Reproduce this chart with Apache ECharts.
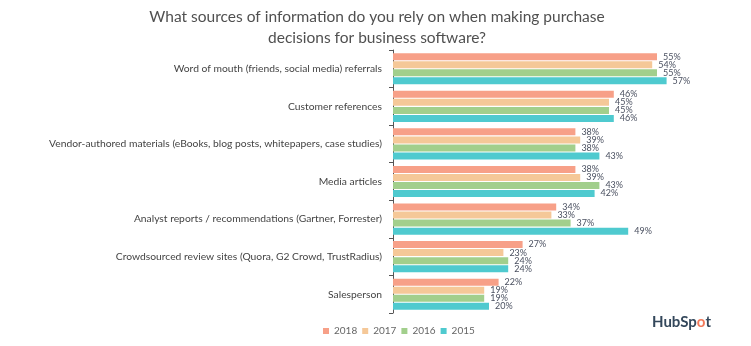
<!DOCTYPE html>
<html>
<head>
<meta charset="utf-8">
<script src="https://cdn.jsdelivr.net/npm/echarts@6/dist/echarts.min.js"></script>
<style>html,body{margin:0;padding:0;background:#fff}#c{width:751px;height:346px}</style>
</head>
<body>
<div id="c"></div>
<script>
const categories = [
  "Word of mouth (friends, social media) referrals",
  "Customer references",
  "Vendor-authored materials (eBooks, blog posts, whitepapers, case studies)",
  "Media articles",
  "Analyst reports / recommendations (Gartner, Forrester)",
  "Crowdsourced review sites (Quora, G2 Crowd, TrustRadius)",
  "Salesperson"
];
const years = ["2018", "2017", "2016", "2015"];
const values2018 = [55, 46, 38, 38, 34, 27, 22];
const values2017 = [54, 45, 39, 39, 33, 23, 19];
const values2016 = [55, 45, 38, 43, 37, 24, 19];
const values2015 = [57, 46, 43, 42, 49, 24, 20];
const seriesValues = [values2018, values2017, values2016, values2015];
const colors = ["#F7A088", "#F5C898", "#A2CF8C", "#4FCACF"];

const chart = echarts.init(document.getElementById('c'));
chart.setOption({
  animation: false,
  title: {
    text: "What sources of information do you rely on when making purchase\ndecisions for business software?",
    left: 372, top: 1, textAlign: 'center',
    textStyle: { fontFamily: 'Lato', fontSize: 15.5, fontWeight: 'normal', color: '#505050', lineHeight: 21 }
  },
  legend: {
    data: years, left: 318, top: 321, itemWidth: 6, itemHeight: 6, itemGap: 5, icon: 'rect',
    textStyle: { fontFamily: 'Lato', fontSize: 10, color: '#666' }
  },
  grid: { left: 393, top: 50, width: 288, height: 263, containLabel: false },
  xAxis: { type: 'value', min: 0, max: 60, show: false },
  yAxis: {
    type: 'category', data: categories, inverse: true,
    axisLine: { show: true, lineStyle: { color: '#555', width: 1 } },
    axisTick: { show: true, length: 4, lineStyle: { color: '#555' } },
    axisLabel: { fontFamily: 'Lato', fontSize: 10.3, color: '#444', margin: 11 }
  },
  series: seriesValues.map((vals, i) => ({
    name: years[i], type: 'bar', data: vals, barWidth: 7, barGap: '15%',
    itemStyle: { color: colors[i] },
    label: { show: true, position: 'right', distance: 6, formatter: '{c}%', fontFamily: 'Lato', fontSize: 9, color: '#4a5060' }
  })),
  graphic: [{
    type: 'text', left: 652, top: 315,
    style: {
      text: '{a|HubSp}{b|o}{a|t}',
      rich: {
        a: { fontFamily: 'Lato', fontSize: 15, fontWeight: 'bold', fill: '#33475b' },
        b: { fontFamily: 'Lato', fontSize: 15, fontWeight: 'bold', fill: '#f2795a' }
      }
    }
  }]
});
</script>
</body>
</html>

[To be done] Give every line above again exactly, with no pictures.

[Written response]
Reproduce this chart with Apache ECharts.
<!DOCTYPE html>
<html>
<head>
<meta charset="utf-8">
<script src="https://cdn.jsdelivr.net/npm/echarts@6/dist/echarts.min.js"></script>
<style>html,body{margin:0;padding:0;background:#fff}#c{width:751px;height:346px}</style>
</head>
<body>
<div id="c"></div>
<script>
const categories = [
  "Word of mouth (friends, social media) referrals",
  "Customer references",
  "Vendor-authored materials (eBooks, blog posts, whitepapers, case studies)",
  "Media articles",
  "Analyst reports / recommendations (Gartner, Forrester)",
  "Crowdsourced review sites (Quora, G2 Crowd, TrustRadius)",
  "Salesperson"
];
const years = ["2018", "2017", "2016", "2015"];
const values2018 = [55, 46, 38, 38, 34, 27, 22];
const values2017 = [54, 45, 39, 39, 33, 23, 19];
const values2016 = [55, 45, 38, 43, 37, 24, 19];
const values2015 = [57, 46, 43, 42, 49, 24, 20];
const seriesValues = [values2018, values2017, values2016, values2015];
const colors = ["#F7A088", "#F5C898", "#A2CF8C", "#4FCACF"];

const chart = echarts.init(document.getElementById('c'));
chart.setOption({
  animation: false,
  title: {
    text: "What sources of information do you rely on when making purchase\ndecisions for business software?",
    left: 372, top: 1, textAlign: 'center',
    textStyle: { fontFamily: 'Lato', fontSize: 15.5, fontWeight: 'normal', color: '#505050', lineHeight: 21 }
  },
  legend: {
    data: years, left: 318, top: 321, itemWidth: 6, itemHeight: 6, itemGap: 5, icon: 'rect',
    textStyle: { fontFamily: 'Lato', fontSize: 10, color: '#666' }
  },
  grid: { left: 393, top: 50, width: 288, height: 263, containLabel: false },
  xAxis: { type: 'value', min: 0, max: 60, show: false },
  yAxis: {
    type: 'category', data: categories, inverse: true,
    axisLine: { show: true, lineStyle: { color: '#555', width: 1 } },
    axisTick: { show: true, length: 4, lineStyle: { color: '#555' } },
    axisLabel: { fontFamily: 'Lato', fontSize: 10.3, color: '#444', margin: 11 }
  },
  series: seriesValues.map((vals, i) => ({
    name: years[i], type: 'bar', data: vals, barWidth: 7, barGap: '15%',
    itemStyle: { color: colors[i] },
    label: { show: true, position: 'right', distance: 6, formatter: '{c}%', fontFamily: 'Lato', fontSize: 9, color: '#4a5060' }
  })),
  graphic: [{
    type: 'text', left: 652, top: 315,
    style: {
      text: '{a|HubSp}{b|o}{a|t}',
      rich: {
        a: { fontFamily: 'Lato', fontSize: 15, fontWeight: 'bold', fill: '#33475b' },
        b: { fontFamily: 'Lato', fontSize: 15, fontWeight: 'bold', fill: '#f2795a' }
      }
    }
  }]
});
</script>
</body>
</html>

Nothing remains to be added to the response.